What this task involves: Where a line in the listing below contains the word "matplotlib", copy that line.
begin
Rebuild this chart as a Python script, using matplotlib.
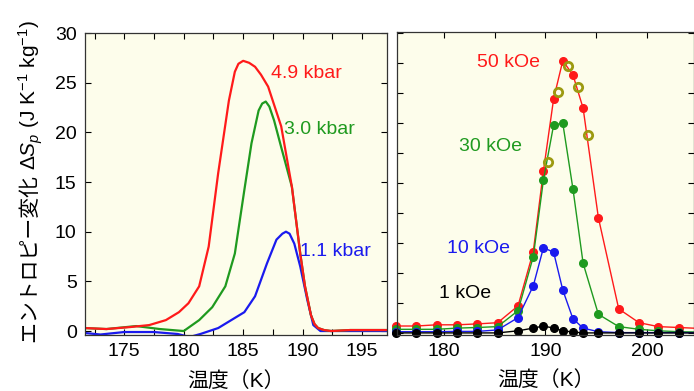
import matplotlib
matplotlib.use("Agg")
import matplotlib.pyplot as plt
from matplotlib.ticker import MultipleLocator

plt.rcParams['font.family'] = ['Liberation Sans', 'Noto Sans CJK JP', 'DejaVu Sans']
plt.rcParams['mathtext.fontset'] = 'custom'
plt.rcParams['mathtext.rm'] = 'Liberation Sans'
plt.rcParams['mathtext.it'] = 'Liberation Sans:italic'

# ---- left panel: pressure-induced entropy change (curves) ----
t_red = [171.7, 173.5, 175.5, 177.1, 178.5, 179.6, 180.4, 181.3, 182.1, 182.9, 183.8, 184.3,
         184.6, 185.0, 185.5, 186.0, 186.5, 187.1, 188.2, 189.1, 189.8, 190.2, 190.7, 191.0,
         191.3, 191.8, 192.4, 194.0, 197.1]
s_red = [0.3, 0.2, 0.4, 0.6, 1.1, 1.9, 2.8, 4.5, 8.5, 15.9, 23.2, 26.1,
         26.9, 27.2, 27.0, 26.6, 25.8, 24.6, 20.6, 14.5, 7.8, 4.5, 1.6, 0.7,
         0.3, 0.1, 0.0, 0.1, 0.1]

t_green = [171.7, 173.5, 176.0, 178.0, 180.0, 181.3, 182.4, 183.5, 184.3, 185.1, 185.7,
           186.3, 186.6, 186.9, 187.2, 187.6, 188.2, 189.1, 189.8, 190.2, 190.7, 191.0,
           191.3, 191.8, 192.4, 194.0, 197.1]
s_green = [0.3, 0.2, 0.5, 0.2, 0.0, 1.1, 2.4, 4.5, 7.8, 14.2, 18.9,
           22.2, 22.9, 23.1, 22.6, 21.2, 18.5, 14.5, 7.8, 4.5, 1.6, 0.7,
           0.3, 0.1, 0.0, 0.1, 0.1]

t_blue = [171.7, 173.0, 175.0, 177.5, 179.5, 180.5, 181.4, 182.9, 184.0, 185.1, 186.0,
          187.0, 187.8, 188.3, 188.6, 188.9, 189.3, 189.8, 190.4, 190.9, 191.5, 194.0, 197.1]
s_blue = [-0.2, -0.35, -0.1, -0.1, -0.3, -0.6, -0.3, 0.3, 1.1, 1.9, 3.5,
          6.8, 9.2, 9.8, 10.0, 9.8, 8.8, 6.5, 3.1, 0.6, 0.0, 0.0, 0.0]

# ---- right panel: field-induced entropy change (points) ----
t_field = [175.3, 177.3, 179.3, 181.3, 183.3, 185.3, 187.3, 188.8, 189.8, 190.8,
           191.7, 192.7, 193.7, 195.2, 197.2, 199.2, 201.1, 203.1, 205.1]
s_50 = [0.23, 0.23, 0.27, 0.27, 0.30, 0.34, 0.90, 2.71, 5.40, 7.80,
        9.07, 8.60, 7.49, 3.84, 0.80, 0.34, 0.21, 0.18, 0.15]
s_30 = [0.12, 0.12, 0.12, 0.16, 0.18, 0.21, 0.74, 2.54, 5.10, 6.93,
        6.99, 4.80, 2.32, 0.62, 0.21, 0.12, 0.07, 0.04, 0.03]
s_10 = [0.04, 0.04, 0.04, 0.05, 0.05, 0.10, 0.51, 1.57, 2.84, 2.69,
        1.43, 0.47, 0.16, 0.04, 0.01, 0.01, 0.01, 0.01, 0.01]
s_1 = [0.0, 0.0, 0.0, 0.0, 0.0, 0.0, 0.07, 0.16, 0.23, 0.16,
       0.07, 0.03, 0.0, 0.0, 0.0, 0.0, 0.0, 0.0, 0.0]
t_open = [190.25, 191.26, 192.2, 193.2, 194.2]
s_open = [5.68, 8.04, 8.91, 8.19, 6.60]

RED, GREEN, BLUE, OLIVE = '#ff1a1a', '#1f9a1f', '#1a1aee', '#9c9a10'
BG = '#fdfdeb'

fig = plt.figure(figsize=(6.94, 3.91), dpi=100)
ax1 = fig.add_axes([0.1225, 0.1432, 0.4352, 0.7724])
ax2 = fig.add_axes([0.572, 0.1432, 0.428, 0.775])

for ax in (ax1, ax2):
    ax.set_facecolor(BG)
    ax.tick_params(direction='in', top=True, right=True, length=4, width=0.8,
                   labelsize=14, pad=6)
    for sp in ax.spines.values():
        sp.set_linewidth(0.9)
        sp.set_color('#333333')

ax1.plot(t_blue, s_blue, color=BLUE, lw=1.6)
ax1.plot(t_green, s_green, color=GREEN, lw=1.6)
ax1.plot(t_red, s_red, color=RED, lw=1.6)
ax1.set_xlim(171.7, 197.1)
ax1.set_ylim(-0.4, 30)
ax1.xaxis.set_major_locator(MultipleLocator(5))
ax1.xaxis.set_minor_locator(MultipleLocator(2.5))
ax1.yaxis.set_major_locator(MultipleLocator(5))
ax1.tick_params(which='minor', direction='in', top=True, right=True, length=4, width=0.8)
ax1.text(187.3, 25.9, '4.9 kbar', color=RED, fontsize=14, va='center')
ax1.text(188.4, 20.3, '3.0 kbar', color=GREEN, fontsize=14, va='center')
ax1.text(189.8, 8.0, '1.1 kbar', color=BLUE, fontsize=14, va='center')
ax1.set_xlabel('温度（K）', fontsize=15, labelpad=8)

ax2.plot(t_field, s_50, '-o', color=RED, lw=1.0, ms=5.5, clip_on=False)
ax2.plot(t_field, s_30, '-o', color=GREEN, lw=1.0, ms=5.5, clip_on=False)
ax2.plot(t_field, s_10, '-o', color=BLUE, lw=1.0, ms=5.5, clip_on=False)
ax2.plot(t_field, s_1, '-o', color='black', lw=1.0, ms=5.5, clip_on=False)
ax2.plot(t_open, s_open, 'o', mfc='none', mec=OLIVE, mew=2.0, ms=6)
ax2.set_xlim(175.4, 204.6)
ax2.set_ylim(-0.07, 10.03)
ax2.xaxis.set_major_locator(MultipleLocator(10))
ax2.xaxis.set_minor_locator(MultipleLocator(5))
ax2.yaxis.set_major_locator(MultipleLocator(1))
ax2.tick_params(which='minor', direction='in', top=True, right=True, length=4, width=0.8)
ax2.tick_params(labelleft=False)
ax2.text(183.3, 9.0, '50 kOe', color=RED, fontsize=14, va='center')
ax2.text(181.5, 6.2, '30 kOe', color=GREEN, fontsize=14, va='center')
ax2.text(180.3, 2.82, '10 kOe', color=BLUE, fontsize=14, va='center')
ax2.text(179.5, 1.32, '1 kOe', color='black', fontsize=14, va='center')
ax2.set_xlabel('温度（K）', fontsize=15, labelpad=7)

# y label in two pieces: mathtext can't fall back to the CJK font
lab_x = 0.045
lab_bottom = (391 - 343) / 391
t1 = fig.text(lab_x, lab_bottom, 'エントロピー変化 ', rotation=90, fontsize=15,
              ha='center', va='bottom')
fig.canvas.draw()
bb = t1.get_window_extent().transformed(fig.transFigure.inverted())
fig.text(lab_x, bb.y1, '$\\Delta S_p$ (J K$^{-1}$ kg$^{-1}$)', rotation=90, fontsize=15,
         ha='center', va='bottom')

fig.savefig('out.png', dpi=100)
end
Problem solution:
Rebuild this chart as a Python script, using matplotlib.
import matplotlib
matplotlib.use("Agg")
import matplotlib.pyplot as plt
from matplotlib.ticker import MultipleLocator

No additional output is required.